[Plotting code records]
******
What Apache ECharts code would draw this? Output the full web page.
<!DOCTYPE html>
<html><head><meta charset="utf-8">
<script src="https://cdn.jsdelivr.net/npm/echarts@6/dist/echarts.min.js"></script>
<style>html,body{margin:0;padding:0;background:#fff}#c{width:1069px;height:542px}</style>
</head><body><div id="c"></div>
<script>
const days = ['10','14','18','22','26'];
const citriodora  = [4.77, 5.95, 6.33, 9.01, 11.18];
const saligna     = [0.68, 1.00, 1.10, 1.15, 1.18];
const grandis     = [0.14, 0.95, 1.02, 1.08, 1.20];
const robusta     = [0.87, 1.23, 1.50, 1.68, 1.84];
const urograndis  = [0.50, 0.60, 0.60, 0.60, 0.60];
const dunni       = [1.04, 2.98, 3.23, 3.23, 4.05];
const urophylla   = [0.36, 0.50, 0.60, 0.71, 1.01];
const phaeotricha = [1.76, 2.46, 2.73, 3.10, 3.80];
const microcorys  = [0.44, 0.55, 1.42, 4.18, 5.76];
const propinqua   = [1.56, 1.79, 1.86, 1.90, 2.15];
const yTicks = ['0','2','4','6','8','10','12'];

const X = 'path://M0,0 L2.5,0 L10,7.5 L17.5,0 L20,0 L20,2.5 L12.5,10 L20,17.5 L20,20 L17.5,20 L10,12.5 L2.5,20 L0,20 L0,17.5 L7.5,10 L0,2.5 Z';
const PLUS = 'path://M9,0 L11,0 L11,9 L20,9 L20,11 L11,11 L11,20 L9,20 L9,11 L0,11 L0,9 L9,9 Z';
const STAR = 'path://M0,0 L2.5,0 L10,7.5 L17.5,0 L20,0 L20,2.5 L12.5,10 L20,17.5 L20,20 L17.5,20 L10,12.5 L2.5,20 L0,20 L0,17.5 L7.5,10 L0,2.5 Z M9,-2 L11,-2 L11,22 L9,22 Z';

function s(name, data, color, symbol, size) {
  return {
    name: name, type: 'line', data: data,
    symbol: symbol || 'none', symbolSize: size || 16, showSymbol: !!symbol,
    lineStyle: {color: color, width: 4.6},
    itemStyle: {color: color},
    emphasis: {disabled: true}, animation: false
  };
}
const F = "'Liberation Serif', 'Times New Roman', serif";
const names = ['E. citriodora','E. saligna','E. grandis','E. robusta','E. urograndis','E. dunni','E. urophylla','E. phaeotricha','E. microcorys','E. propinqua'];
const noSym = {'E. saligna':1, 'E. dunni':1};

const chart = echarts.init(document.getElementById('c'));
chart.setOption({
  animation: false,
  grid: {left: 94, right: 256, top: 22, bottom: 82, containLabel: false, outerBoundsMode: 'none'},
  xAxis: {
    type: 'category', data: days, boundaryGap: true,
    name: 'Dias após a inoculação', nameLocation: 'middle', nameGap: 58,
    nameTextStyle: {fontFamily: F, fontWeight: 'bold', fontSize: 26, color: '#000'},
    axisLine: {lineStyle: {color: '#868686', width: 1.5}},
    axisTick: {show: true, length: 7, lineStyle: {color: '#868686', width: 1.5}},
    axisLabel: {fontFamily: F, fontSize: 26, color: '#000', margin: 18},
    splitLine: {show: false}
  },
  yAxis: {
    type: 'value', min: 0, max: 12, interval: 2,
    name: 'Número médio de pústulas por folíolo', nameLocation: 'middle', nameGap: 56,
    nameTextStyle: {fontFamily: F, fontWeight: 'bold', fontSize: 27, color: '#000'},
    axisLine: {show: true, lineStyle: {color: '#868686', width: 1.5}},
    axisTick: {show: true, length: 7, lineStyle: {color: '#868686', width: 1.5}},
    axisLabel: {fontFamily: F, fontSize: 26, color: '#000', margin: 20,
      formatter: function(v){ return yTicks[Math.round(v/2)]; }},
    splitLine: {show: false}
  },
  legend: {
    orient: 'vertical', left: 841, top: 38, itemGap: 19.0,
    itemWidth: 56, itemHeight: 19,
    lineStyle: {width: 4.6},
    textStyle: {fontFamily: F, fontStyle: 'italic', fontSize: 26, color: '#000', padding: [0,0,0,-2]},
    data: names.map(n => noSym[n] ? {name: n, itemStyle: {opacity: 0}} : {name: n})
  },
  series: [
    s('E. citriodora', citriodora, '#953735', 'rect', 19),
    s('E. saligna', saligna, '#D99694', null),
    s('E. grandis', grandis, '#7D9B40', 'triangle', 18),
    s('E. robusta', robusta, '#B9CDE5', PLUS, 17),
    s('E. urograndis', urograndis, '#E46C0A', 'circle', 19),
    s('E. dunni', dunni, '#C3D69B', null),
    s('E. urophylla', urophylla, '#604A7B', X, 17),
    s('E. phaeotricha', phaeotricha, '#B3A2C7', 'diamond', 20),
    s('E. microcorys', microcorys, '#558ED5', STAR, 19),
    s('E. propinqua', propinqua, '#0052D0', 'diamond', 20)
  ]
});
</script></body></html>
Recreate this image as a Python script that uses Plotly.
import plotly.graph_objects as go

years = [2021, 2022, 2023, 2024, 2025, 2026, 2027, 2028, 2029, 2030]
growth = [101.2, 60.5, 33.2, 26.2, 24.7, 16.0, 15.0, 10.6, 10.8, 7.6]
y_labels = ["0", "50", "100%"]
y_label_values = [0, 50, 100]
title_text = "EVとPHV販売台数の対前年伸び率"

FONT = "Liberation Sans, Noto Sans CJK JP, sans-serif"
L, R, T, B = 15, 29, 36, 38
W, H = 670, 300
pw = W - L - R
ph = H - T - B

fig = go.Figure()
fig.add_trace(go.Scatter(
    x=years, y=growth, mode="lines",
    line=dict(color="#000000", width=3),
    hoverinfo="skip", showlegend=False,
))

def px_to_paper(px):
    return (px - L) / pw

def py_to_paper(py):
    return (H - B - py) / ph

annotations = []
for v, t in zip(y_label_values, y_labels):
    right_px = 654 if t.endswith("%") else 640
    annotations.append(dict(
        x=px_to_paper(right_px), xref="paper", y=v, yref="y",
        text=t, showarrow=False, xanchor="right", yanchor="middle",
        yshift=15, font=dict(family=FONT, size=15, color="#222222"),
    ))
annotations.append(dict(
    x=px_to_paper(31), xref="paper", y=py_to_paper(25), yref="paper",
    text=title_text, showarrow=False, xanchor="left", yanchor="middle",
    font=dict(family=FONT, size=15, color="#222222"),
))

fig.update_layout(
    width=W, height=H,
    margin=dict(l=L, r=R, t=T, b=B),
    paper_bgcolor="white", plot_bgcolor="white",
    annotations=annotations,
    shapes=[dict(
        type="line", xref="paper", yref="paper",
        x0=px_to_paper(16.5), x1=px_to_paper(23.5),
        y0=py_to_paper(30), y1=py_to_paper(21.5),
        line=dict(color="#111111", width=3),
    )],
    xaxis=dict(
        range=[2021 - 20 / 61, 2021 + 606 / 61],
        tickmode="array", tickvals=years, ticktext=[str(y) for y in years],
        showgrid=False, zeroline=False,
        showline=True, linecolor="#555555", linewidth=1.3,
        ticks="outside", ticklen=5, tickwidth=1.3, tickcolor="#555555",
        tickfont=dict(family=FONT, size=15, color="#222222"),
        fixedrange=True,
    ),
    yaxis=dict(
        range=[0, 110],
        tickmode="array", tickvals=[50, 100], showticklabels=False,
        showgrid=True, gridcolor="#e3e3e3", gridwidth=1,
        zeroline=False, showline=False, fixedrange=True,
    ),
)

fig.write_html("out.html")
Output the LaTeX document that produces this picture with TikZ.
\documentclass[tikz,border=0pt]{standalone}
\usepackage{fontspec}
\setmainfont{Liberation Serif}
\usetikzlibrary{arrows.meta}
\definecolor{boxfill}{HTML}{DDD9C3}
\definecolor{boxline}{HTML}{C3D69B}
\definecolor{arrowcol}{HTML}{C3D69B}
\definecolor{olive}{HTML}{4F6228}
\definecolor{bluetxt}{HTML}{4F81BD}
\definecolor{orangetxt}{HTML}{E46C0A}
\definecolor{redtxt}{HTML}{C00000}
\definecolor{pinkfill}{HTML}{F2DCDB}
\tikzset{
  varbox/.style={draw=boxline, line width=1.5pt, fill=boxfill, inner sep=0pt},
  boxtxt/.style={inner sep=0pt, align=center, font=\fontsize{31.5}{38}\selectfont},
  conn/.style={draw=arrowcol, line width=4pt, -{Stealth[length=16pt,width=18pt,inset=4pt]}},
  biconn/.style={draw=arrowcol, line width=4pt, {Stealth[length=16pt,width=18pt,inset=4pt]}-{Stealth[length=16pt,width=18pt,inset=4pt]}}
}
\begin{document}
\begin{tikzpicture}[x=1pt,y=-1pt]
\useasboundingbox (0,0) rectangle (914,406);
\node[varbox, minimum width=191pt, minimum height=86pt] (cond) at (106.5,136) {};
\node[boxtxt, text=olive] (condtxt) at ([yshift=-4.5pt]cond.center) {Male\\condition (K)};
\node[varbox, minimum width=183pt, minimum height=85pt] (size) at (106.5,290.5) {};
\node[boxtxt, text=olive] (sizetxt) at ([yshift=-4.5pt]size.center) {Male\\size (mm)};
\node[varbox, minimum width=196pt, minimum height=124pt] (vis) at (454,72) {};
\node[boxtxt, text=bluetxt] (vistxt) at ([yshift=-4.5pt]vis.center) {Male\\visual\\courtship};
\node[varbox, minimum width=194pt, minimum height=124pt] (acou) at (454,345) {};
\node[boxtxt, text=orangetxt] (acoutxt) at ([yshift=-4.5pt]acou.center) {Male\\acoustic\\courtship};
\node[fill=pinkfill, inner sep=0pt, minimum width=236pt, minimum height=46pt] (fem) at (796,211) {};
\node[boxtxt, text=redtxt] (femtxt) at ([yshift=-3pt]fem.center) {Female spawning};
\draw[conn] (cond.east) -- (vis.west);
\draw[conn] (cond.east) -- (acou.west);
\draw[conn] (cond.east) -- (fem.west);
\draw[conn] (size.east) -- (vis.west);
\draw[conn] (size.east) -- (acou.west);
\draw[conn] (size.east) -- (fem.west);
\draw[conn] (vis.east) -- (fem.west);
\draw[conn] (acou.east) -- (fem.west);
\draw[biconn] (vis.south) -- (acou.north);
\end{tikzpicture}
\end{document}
******
WHAT NEEDS TO BE DONE —
Above this instruction are the records; retype exactly the lines from the one containing "Recreate this image" up to and including the one containing "import plotly.graph_objects as go".

FULL ANSWER —
Recreate this image as a Python script that uses Plotly.
import plotly.graph_objects as go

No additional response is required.